:: Stored data

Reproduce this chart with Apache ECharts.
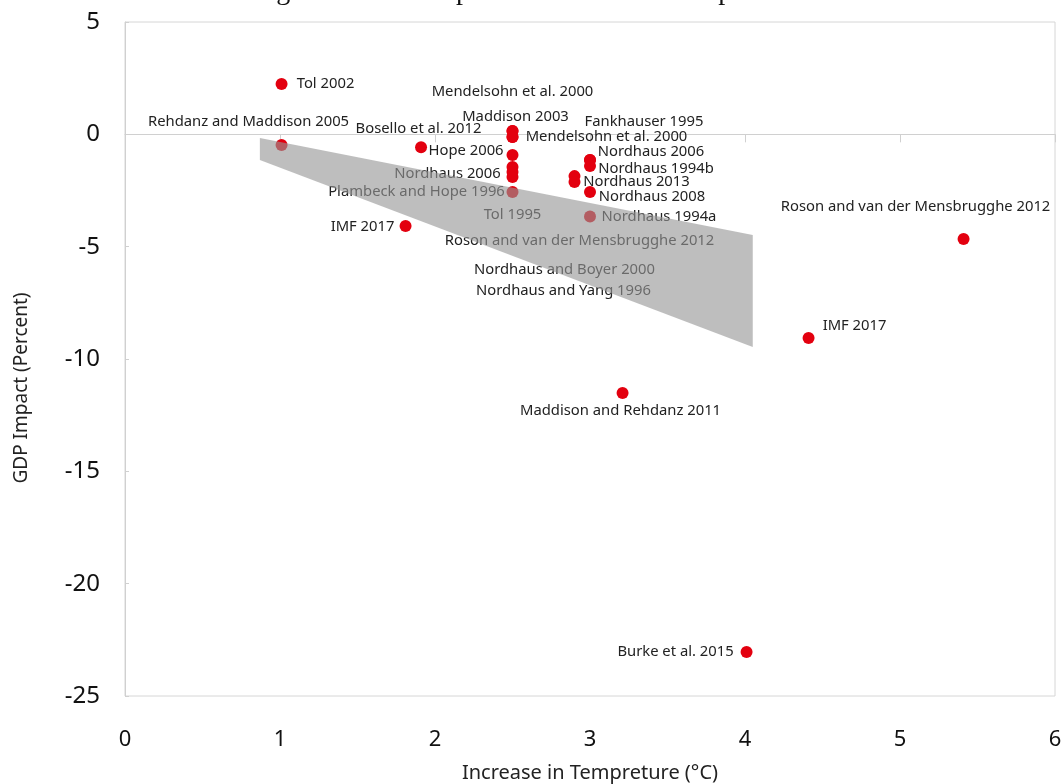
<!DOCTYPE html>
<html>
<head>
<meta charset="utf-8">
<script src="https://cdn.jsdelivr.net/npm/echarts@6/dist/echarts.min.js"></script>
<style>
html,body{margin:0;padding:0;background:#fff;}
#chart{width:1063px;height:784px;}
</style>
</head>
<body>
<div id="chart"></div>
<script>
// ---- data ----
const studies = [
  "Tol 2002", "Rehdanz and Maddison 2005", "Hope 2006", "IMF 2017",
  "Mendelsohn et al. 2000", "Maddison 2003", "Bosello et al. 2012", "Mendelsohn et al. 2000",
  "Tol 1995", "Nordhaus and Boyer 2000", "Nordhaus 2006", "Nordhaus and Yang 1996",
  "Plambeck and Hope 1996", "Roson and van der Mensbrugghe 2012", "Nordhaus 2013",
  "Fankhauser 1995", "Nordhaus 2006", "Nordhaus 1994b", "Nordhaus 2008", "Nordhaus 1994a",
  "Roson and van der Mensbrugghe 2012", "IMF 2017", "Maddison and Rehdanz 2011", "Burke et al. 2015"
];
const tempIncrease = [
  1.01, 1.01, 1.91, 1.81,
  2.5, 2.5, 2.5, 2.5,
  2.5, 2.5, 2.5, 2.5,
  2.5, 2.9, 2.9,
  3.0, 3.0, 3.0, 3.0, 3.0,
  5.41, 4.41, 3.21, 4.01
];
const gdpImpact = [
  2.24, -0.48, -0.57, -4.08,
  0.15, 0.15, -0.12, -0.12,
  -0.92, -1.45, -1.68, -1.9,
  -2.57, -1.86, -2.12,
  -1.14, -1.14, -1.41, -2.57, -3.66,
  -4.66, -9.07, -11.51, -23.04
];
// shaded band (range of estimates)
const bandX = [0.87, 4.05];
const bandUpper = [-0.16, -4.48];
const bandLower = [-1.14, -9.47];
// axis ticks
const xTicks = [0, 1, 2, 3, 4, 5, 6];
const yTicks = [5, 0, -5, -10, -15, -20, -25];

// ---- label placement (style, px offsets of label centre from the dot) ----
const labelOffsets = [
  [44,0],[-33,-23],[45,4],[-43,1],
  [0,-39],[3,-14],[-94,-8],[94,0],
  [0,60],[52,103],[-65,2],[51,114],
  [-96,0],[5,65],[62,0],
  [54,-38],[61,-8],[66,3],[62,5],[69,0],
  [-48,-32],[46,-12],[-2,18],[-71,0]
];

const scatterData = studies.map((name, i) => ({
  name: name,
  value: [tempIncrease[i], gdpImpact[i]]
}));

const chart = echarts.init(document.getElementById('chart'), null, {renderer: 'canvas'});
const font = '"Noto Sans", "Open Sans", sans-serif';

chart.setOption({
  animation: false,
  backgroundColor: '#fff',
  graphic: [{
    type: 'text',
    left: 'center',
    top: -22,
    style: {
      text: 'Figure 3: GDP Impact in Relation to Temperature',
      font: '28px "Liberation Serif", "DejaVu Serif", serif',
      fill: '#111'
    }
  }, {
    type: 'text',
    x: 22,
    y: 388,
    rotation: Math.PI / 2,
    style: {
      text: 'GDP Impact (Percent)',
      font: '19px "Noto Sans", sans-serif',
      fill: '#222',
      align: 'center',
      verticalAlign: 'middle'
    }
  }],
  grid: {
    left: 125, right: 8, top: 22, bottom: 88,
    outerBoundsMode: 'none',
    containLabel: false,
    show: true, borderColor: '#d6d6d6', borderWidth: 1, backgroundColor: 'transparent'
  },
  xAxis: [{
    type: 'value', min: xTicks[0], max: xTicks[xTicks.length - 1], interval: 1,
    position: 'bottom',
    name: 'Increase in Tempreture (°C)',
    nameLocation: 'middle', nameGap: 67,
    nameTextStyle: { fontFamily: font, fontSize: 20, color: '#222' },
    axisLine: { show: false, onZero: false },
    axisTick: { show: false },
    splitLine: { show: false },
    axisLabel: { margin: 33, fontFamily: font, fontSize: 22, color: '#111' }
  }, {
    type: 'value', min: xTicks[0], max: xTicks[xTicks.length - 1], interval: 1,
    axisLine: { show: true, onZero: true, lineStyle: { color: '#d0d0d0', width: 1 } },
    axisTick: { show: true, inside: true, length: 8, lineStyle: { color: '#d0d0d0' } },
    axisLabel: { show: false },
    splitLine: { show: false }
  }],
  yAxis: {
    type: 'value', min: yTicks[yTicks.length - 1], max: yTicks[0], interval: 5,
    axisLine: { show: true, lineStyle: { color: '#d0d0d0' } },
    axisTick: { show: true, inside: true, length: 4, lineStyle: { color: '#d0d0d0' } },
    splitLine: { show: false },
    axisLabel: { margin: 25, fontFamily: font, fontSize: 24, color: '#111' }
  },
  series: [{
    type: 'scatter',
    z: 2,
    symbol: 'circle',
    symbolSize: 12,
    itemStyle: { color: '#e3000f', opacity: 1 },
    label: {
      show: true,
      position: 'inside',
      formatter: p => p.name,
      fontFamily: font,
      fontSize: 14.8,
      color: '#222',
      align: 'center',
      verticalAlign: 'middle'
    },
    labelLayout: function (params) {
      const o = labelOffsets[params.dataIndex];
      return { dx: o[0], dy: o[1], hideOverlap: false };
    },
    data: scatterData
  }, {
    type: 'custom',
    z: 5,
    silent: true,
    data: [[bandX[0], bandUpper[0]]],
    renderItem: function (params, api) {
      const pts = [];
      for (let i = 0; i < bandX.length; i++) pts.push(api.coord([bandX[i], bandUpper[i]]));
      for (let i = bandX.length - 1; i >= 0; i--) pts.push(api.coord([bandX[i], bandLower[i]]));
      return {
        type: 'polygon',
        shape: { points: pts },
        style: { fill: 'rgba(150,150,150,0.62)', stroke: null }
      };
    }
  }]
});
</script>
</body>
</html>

::::

= Directions =
Write out the listing above exactly as it stands, pictures excluded.

= Final result =
Reproduce this chart with Apache ECharts.
<!DOCTYPE html>
<html>
<head>
<meta charset="utf-8">
<script src="https://cdn.jsdelivr.net/npm/echarts@6/dist/echarts.min.js"></script>
<style>
html,body{margin:0;padding:0;background:#fff;}
#chart{width:1063px;height:784px;}
</style>
</head>
<body>
<div id="chart"></div>
<script>
// ---- data ----
const studies = [
  "Tol 2002", "Rehdanz and Maddison 2005", "Hope 2006", "IMF 2017",
  "Mendelsohn et al. 2000", "Maddison 2003", "Bosello et al. 2012", "Mendelsohn et al. 2000",
  "Tol 1995", "Nordhaus and Boyer 2000", "Nordhaus 2006", "Nordhaus and Yang 1996",
  "Plambeck and Hope 1996", "Roson and van der Mensbrugghe 2012", "Nordhaus 2013",
  "Fankhauser 1995", "Nordhaus 2006", "Nordhaus 1994b", "Nordhaus 2008", "Nordhaus 1994a",
  "Roson and van der Mensbrugghe 2012", "IMF 2017", "Maddison and Rehdanz 2011", "Burke et al. 2015"
];
const tempIncrease = [
  1.01, 1.01, 1.91, 1.81,
  2.5, 2.5, 2.5, 2.5,
  2.5, 2.5, 2.5, 2.5,
  2.5, 2.9, 2.9,
  3.0, 3.0, 3.0, 3.0, 3.0,
  5.41, 4.41, 3.21, 4.01
];
const gdpImpact = [
  2.24, -0.48, -0.57, -4.08,
  0.15, 0.15, -0.12, -0.12,
  -0.92, -1.45, -1.68, -1.9,
  -2.57, -1.86, -2.12,
  -1.14, -1.14, -1.41, -2.57, -3.66,
  -4.66, -9.07, -11.51, -23.04
];
// shaded band (range of estimates)
const bandX = [0.87, 4.05];
const bandUpper = [-0.16, -4.48];
const bandLower = [-1.14, -9.47];
// axis ticks
const xTicks = [0, 1, 2, 3, 4, 5, 6];
const yTicks = [5, 0, -5, -10, -15, -20, -25];

// ---- label placement (style, px offsets of label centre from the dot) ----
const labelOffsets = [
  [44,0],[-33,-23],[45,4],[-43,1],
  [0,-39],[3,-14],[-94,-8],[94,0],
  [0,60],[52,103],[-65,2],[51,114],
  [-96,0],[5,65],[62,0],
  [54,-38],[61,-8],[66,3],[62,5],[69,0],
  [-48,-32],[46,-12],[-2,18],[-71,0]
];

const scatterData = studies.map((name, i) => ({
  name: name,
  value: [tempIncrease[i], gdpImpact[i]]
}));

const chart = echarts.init(document.getElementById('chart'), null, {renderer: 'canvas'});
const font = '"Noto Sans", "Open Sans", sans-serif';

chart.setOption({
  animation: false,
  backgroundColor: '#fff',
  graphic: [{
    type: 'text',
    left: 'center',
    top: -22,
    style: {
      text: 'Figure 3: GDP Impact in Relation to Temperature',
      font: '28px "Liberation Serif", "DejaVu Serif", serif',
      fill: '#111'
    }
  }, {
    type: 'text',
    x: 22,
    y: 388,
    rotation: Math.PI / 2,
    style: {
      text: 'GDP Impact (Percent)',
      font: '19px "Noto Sans", sans-serif',
      fill: '#222',
      align: 'center',
      verticalAlign: 'middle'
    }
  }],
  grid: {
    left: 125, right: 8, top: 22, bottom: 88,
    outerBoundsMode: 'none',
    containLabel: false,
    show: true, borderColor: '#d6d6d6', borderWidth: 1, backgroundColor: 'transparent'
  },
  xAxis: [{
    type: 'value', min: xTicks[0], max: xTicks[xTicks.length - 1], interval: 1,
    position: 'bottom',
    name: 'Increase in Tempreture (°C)',
    nameLocation: 'middle', nameGap: 67,
    nameTextStyle: { fontFamily: font, fontSize: 20, color: '#222' },
    axisLine: { show: false, onZero: false },
    axisTick: { show: false },
    splitLine: { show: false },
    axisLabel: { margin: 33, fontFamily: font, fontSize: 22, color: '#111' }
  }, {
    type: 'value', min: xTicks[0], max: xTicks[xTicks.length - 1], interval: 1,
    axisLine: { show: true, onZero: true, lineStyle: { color: '#d0d0d0', width: 1 } },
    axisTick: { show: true, inside: true, length: 8, lineStyle: { color: '#d0d0d0' } },
    axisLabel: { show: false },
    splitLine: { show: false }
  }],
  yAxis: {
    type: 'value', min: yTicks[yTicks.length - 1], max: yTicks[0], interval: 5,
    axisLine: { show: true, lineStyle: { color: '#d0d0d0' } },
    axisTick: { show: true, inside: true, length: 4, lineStyle: { color: '#d0d0d0' } },
    splitLine: { show: false },
    axisLabel: { margin: 25, fontFamily: font, fontSize: 24, color: '#111' }
  },
  series: [{
    type: 'scatter',
    z: 2,
    symbol: 'circle',
    symbolSize: 12,
    itemStyle: { color: '#e3000f', opacity: 1 },
    label: {
      show: true,
      position: 'inside',
      formatter: p => p.name,
      fontFamily: font,
      fontSize: 14.8,
      color: '#222',
      align: 'center',
      verticalAlign: 'middle'
    },
    labelLayout: function (params) {
      const o = labelOffsets[params.dataIndex];
      return { dx: o[0], dy: o[1], hideOverlap: false };
    },
    data: scatterData
  }, {
    type: 'custom',
    z: 5,
    silent: true,
    data: [[bandX[0], bandUpper[0]]],
    renderItem: function (params, api) {
      const pts = [];
      for (let i = 0; i < bandX.length; i++) pts.push(api.coord([bandX[i], bandUpper[i]]));
      for (let i = bandX.length - 1; i >= 0; i--) pts.push(api.coord([bandX[i], bandLower[i]]));
      return {
        type: 'polygon',
        shape: { points: pts },
        style: { fill: 'rgba(150,150,150,0.62)', stroke: null }
      };
    }
  }]
});
</script>
</body>
</html>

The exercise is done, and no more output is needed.